---------- STORED ROWS ----------

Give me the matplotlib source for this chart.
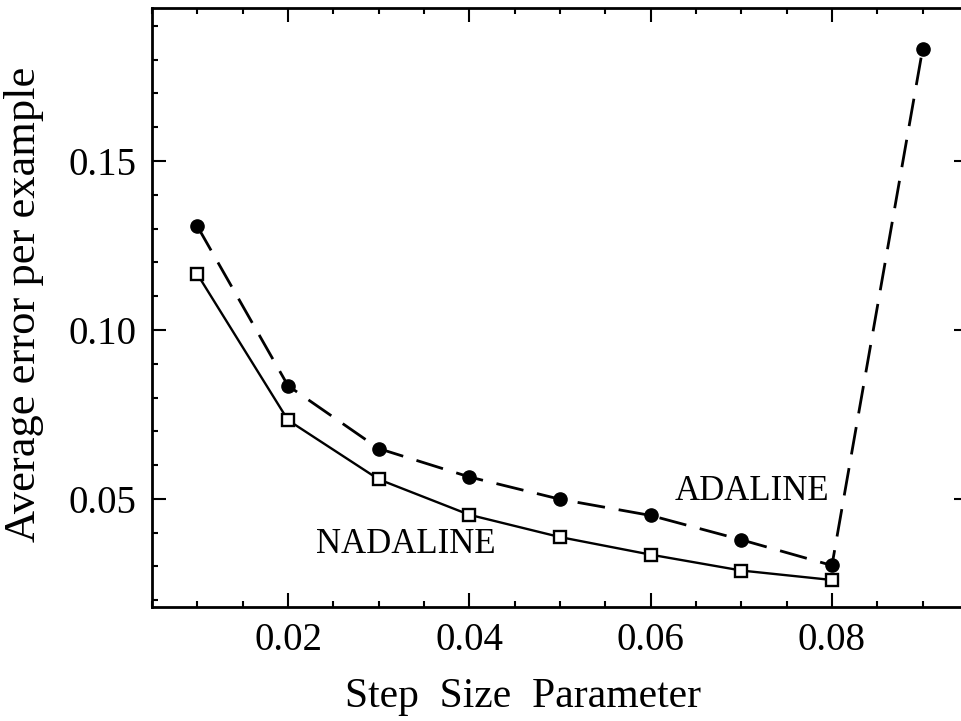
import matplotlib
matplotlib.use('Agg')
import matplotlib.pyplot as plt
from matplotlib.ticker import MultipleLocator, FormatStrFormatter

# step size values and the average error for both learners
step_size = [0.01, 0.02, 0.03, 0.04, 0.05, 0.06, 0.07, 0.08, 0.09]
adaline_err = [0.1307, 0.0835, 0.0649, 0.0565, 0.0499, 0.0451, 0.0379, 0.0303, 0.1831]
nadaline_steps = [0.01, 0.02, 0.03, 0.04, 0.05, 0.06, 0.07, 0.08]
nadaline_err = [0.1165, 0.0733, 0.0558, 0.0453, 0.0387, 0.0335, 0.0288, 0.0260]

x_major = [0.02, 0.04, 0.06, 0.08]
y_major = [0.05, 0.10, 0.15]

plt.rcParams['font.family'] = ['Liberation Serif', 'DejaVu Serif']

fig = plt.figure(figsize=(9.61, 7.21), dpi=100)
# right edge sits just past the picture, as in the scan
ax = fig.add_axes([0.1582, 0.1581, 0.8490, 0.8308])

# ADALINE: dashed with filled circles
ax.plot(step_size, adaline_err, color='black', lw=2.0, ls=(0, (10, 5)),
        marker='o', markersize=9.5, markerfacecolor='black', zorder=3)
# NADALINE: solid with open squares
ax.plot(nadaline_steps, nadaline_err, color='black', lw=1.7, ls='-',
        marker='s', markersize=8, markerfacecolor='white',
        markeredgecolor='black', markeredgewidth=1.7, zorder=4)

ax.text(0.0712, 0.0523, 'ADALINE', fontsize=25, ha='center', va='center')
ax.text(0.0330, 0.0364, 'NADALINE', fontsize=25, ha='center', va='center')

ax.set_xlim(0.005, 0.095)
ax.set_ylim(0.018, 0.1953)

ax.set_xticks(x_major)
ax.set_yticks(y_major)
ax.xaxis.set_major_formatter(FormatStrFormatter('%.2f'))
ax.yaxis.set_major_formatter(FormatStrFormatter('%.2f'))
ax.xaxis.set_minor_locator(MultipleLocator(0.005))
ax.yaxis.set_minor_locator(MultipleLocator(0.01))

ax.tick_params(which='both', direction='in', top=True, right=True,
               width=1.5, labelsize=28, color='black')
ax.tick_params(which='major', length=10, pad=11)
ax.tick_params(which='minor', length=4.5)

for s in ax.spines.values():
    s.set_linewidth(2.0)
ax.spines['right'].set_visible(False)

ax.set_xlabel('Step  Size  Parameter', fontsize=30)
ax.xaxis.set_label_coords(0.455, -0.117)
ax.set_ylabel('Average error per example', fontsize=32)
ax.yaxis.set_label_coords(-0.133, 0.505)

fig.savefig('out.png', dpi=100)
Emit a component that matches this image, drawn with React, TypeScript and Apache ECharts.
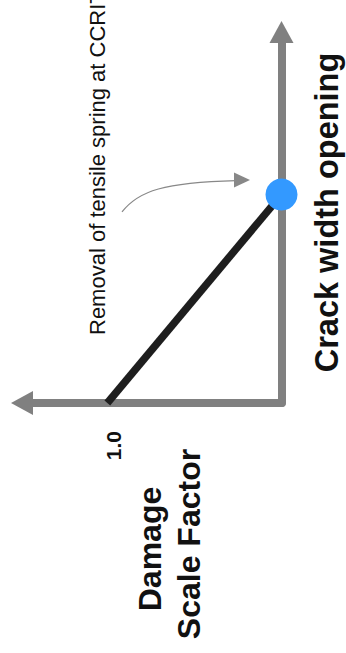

----------

> [PROBLEM TO WORK ON]: Reproduce the material above from its first line through the line containing "ax = fig.add_axes([0.1582, 0.1581, 0.8490, 0.8308])", both ends included, and skip every picture.

> [EXPECTED ANSWER]:
Give me the matplotlib source for this chart.
import matplotlib
matplotlib.use('Agg')
import matplotlib.pyplot as plt
from matplotlib.ticker import MultipleLocator, FormatStrFormatter

# step size values and the average error for both learners
step_size = [0.01, 0.02, 0.03, 0.04, 0.05, 0.06, 0.07, 0.08, 0.09]
adaline_err = [0.1307, 0.0835, 0.0649, 0.0565, 0.0499, 0.0451, 0.0379, 0.0303, 0.1831]
nadaline_steps = [0.01, 0.02, 0.03, 0.04, 0.05, 0.06, 0.07, 0.08]
nadaline_err = [0.1165, 0.0733, 0.0558, 0.0453, 0.0387, 0.0335, 0.0288, 0.0260]

x_major = [0.02, 0.04, 0.06, 0.08]
y_major = [0.05, 0.10, 0.15]

plt.rcParams['font.family'] = ['Liberation Serif', 'DejaVu Serif']

fig = plt.figure(figsize=(9.61, 7.21), dpi=100)
# right edge sits just past the picture, as in the scan
ax = fig.add_axes([0.1582, 0.1581, 0.8490, 0.8308])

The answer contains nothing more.